Lorsque Giorgia Meloni est entrée dans la salle du sommet des 27 chefs d'Etat et de gouvernement de l'Union européenne la semaine dernière, sa colère se lisait sur son visage. Il était clair que la présidente du Conseil des ministres italiens n'était pas d'humeur à plaisanter. «Pas comme ça, chers amis!», semblait-elle vouloir dire.
Lors de la répartition des futurs emplois de haut niveau dans l'UE, la cheffe du gouvernement italien avait été radicalement ignorée. Ursula von der Leyen était élue à la tête de la Commission européenne, la première ministre estonienne Kaja Kallas comme représentante aux Affaires étrangères et l'ex-premier ministre portugais Antonio Costa au poste de président du Conseil de l'UE. En petit comité, le chancelier allemand Olaf Scholz, le président français Emmanuel Macron et le chef du gouvernement polonais Donald Tusk s'étaient concertés. Giorgia Meloni a donc été mise devant le fait accompli. Et elle ne pouvait pas l'accepter.
Après tout, elle avait accueilli deux jours auparavant le grand sommet du G7 à Bari avec le président américain Joe Biden. Toujours est-il que, contrairement à Olaf Scholz et Emmanuel Macron, elle est la seule cheffe de gouvernement d'un grand pays de l'UE à être solidement installée au pouvoir. Pour rappel, elle a remporté haut la main les élections européennes avec son parti Fratelli d'Italia.
Finalement, Giorgia Meloni a fait échouer le sommet. L'accord rapide espéré n'a pas été conclu. Emmanuel Macron a manqué le match de l'équipe de France et les 27 chefs d'Etat et de gouvernement de l'UE sont repartis bredouilles après une longue réunion. Ce jeudi 27 juin, ils se réuniront à nouveau à Bruxelles pour tenter de trouver une solution. Et cette fois-ci, la première ministre italienne veut avoir son mot à dire.

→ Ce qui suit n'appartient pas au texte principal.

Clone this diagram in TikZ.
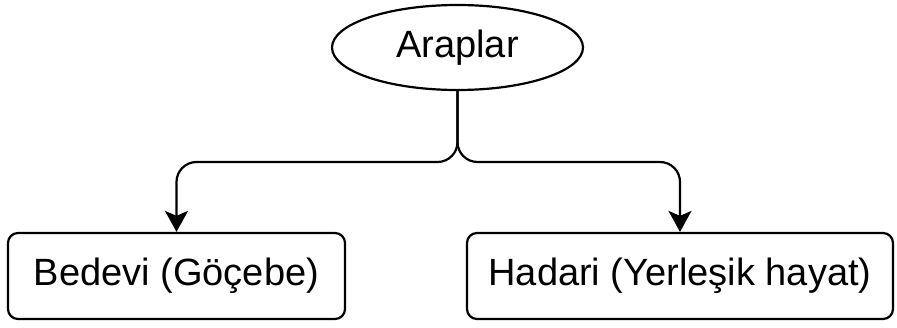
\documentclass[tikz,border=0pt]{standalone}
\usepackage{fontspec}
\setmainfont{Liberation Sans}
\usetikzlibrary{shapes.geometric,arrows.meta}
\begin{document}
\begin{tikzpicture}[x=1pt,y=1pt,
  lw/.style={line width=2.2pt},
  topnode/.style={draw,lw,ellipse,minimum width=251pt,minimum height=85pt,inner sep=0pt,font=\fontsize{38}{44}\selectfont},
  leafbox/.style={draw,lw,rounded corners=10pt,minimum height=86pt,inner sep=0pt,font=\fontsize{38}{44}\selectfont},
  conn/.style={lw,rounded corners=20pt,-{Stealth[length=21pt,width=23pt,inset=5pt]}}]
\useasboundingbox (0,0) rectangle (897,327);
\node[topnode] (a) at (457.5,279.5) {Araplar};
\node[leafbox,minimum width=337pt] (b) at (176.5,51) {Bedevi (Göçebe)};
\node[leafbox,minimum width=426pt] (c) at (680,51) {Hadari (Yerleşik hayat)};
\coordinate (m) at (457.5,165);
\draw[conn] (a.south) -- (m) -| (b.north);
\draw[conn] (a.south) -- (m) -| (c.north);
\end{tikzpicture}
\end{document}
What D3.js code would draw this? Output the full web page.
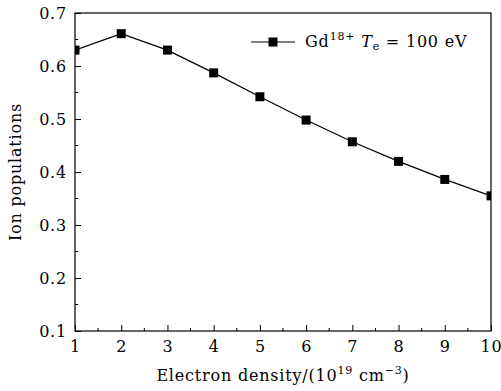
<!DOCTYPE html>
<html>
<head>
<meta charset="utf-8">
<script src="https://cdn.jsdelivr.net/npm/d3@7"></script>
<style>
  body { margin: 0; background: #fff; }
  svg { display: block; font-family: "DejaVu Serif", "Liberation Serif", serif; }
</style>
</head>
<body>
<div id="chart"></div>
<script>
// data
var density = [1, 2, 3, 4, 5, 6, 7, 8, 9, 10];
var population = [0.630, 0.661, 0.630, 0.587, 0.542, 0.498, 0.457, 0.420, 0.386, 0.355];
var xTicks = [1, 2, 3, 4, 5, 6, 7, 8, 9, 10];
var yTicks = [0.1, 0.2, 0.3, 0.4, 0.5, 0.6, 0.7];

var W = 501, H = 391;
var margin = {top: 13, right: 10, bottom: 60, left: 75};
var width = W - margin.left - margin.right,
    height = H - margin.top - margin.bottom;

var svg = d3.select("#chart").append("svg")
    .attr("width", W).attr("height", H);

var g = svg.append("g")
    .attr("transform", "translate(" + margin.left + "," + margin.top + ")");

var x = d3.scaleLinear().domain([1, 10]).range([0, width]);
var y = d3.scaleLinear().domain([0.1, 0.7]).range([height, 0]);

svg.append("defs").append("clipPath").attr("id", "clip")
    .append("rect").attr("width", width).attr("height", height);

// minor ticks
var xMinor = d3.range(1.5, 10, 1);
var yMinor = d3.range(0.15, 0.7, 0.1);
g.selectAll(".xminor").data(xMinor).enter().append("line")
    .attr("x1", function(d){ return x(d); }).attr("x2", function(d){ return x(d); })
    .attr("y1", height).attr("y2", height - 3)
    .attr("stroke", "#000").attr("stroke-width", 1);
g.selectAll(".yminor").data(yMinor).enter().append("line")
    .attr("y1", function(d){ return y(d); }).attr("y2", function(d){ return y(d); })
    .attr("x1", 0).attr("x2", 3)
    .attr("stroke", "#000").attr("stroke-width", 1);

// axes with inward ticks
var xAxis = d3.axisBottom(x).tickValues(xTicks).tickSizeInner(-6).tickSizeOuter(0).tickPadding(10)
    .tickFormat(d3.format("d"));
var yAxis = d3.axisLeft(y).tickValues(yTicks).tickSizeInner(-6).tickSizeOuter(0).tickPadding(8)
    .tickFormat(d3.format(".1f"));

var gx = g.append("g").attr("transform", "translate(0," + height + ")").call(xAxis);
var gy = g.append("g").call(yAxis);
[gx, gy].forEach(function(a){
  a.selectAll("text").attr("font-size", 16).attr("fill", "#000")
    .style("font-family", "DejaVu Serif, serif").style("letter-spacing", "0.8px");
  a.select(".domain").remove();
});

// frame
g.append("rect").attr("width", width).attr("height", height)
    .attr("fill", "none").attr("stroke", "#000").attr("stroke-width", 1.2);

// series
var pts = density.map(function(d, i){ return [d, population[i]]; });
var plot = g.append("g").attr("clip-path", "url(#clip)");
plot.append("path").datum(pts)
    .attr("d", d3.line().x(function(d){ return x(d[0]); }).y(function(d){ return y(d[1]); }))
    .attr("fill", "none").attr("stroke", "#000").attr("stroke-width", 1.2);
plot.selectAll(".m").data(pts).enter().append("rect")
    .attr("x", function(d){ return x(d[0]) - 4.5; })
    .attr("y", function(d){ return y(d[1]) - 4.5; })
    .attr("width", 9).attr("height", 9).attr("fill", "#000");

// legend
var leg = g.append("g").attr("transform", "translate(" + (251 - margin.left) + "," + (42 - margin.top) + ")");
leg.append("line").attr("x1", 0).attr("x2", 44).attr("y1", 0).attr("y2", 0)
    .attr("stroke", "#000").attr("stroke-width", 1.2);
leg.append("rect").attr("x", 17.5).attr("y", -4.5).attr("width", 9).attr("height", 9).attr("fill", "#000");
var lt = leg.append("text").attr("x", 54).attr("y", 5).attr("font-size", 16)
    .style("letter-spacing", "0.8px");
lt.append("tspan").text("Gd");
lt.append("tspan").attr("font-size", 11).attr("dy", -7).text("18+");
lt.append("tspan").attr("dy", 7).text(" ");
lt.append("tspan").attr("font-style", "italic").text("T");
lt.append("tspan").attr("font-size", 11).attr("dy", 3).text("e");
lt.append("tspan").attr("dy", -3).text(" = 100 eV");

// axis titles
var xt = svg.append("text").attr("x", margin.left + width / 2).attr("y", 381)
    .attr("text-anchor", "middle").attr("font-size", 16).style("letter-spacing", "0.8px");
xt.append("tspan").text("Electron density/(10");
xt.append("tspan").attr("font-size", 11).attr("dy", -7).text("19");
xt.append("tspan").attr("dy", 7).text(" cm");
xt.append("tspan").attr("font-size", 11).attr("dy", -7).text("\u22123");
xt.append("tspan").attr("dy", 7).text(")");

svg.append("text")
    .attr("transform", "translate(21," + (margin.top + height / 2) + ") rotate(-90)")
    .attr("text-anchor", "middle").attr("font-size", 16).style("letter-spacing", "0.8px")
    .text("Ion populations");
</script>
</body>
</html>
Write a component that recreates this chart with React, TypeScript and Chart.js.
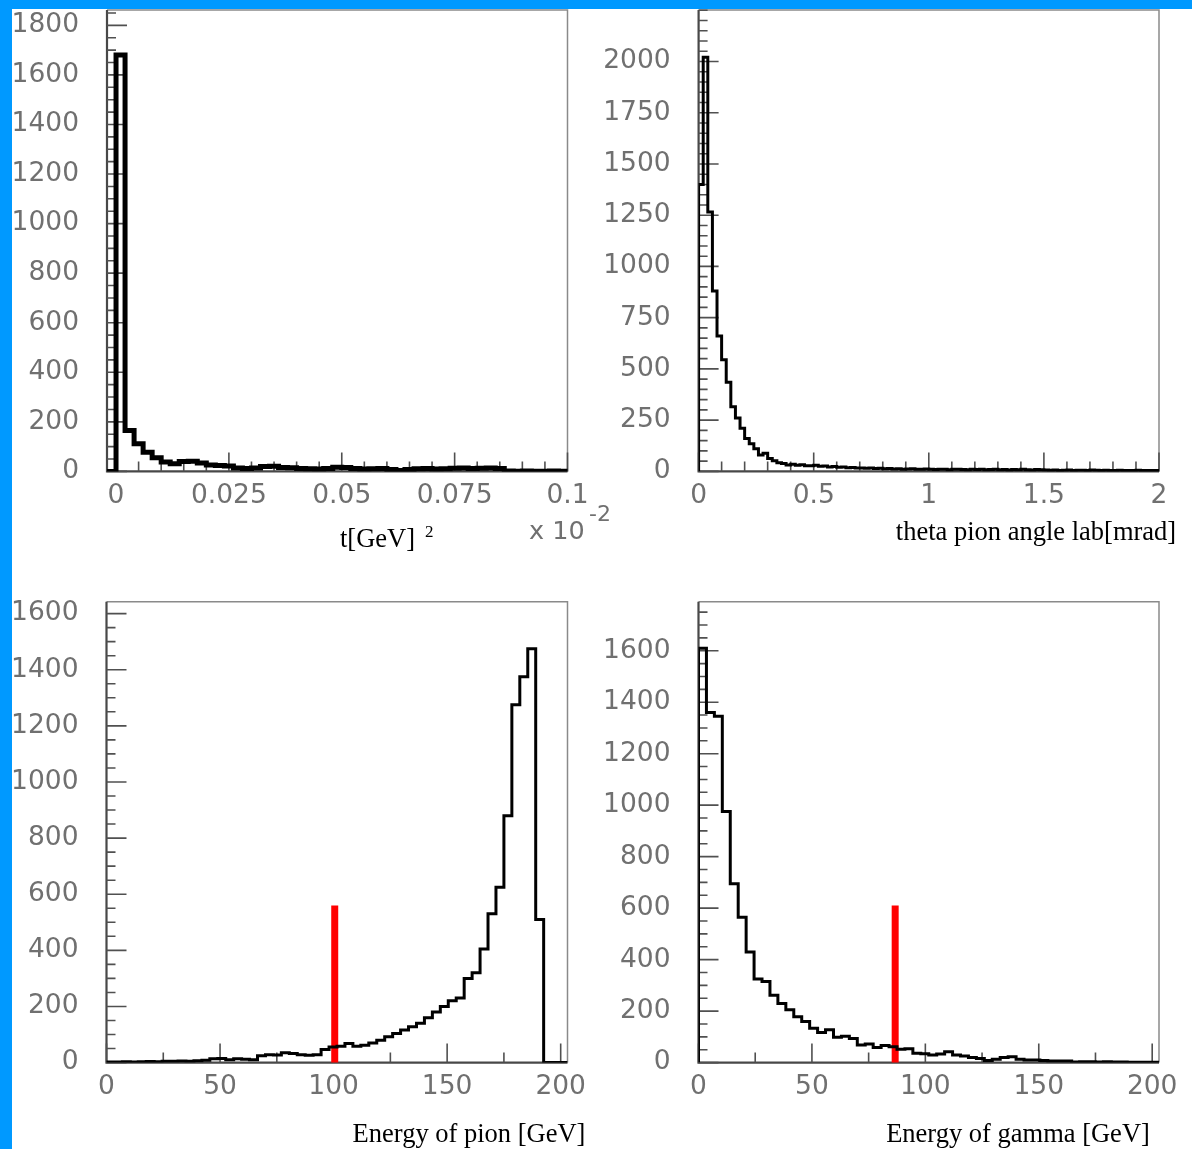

Un an après son élection, Giorgia Meloni est déterminée à faire valoir son influence. Bien que beaucoup se méfient encore d'elle et que l'étiquette de «post-fasciste» lui colle à la peau, les chiffres parlent pour elle. Avec Meloni, les Conservateurs et réformistes européens (CRE) sont devenus la troisième force au Parlement européen. Ils ont même dépassé les libéraux de Macron et selon les règles non écrites de l'UE, ils auraient donc droit à un poste décisionnel.
Mais surtout, il devient de plus en plus difficile pour Ursula von der Leyen d'être élue au Parlement européen sans le soutien du groupe Meloni. La majorité des démocrates-chrétiens, des socialistes et des libéraux s'est fragilisée. Résultat: Giorgia Meloni est devenue une figure politique incontournable en Europe.
Reste à savoir ce qu'elle réclamera lors du sommet de Bruxelles. Les observateurs ne s'attendent pas à ce qu'elle bouleverse une nouvelle fois l'ensemble du tableau des personnalités de l'UE. Elle peut certes perturber le processus dans une certaine mesure, mais il est totalement irréaliste de trouver une majorité pour la placer à la tête de l'UE.
La cheffe du gouvernement italien est suffisamment réaliste pour savoir qu'elle ne peut avoir de l'influence que si elle ne se met pas à dos les autres chefs de gouvernement. Il se peut qu'elle s'entende bien avec le premier ministre hongrois Viktor Orban et qu'elle soit sur la même longueur d'onde politique. Mais elle n'a pas envie de suivre son exemple et de se retrouver dans l'isolement politique.
Le plus probable est donc que Giorgia Meloni commence par revendiquer pour l'Italie un poste central dans la hiérarchie des fonctionnaires bruxellois. Par exemple avec la vice-présidence de la Commission européenne aux côtés d'Ursula von der Leyen. Raffale Fitto, actuel ministre des Affaires européennes et ancien compagnon de parti de Silvio Berlusconi, se porte officiellement candidat au poste, d'après les médias italiens.
Une autre spéculation est que, pour apaiser Giorgia Meloni, les chefs d'Etat et de gouvernement de l'UE pourraient laisser à l'Italie le poste de président du Conseil de l'UE. Mais plutôt en la personne de l'ex-Premier ministre Enrico Letta, issu du camp de l'opposition sociale-démocrate. Ce serait un cadeau empoisonné, mais difficile à refuser.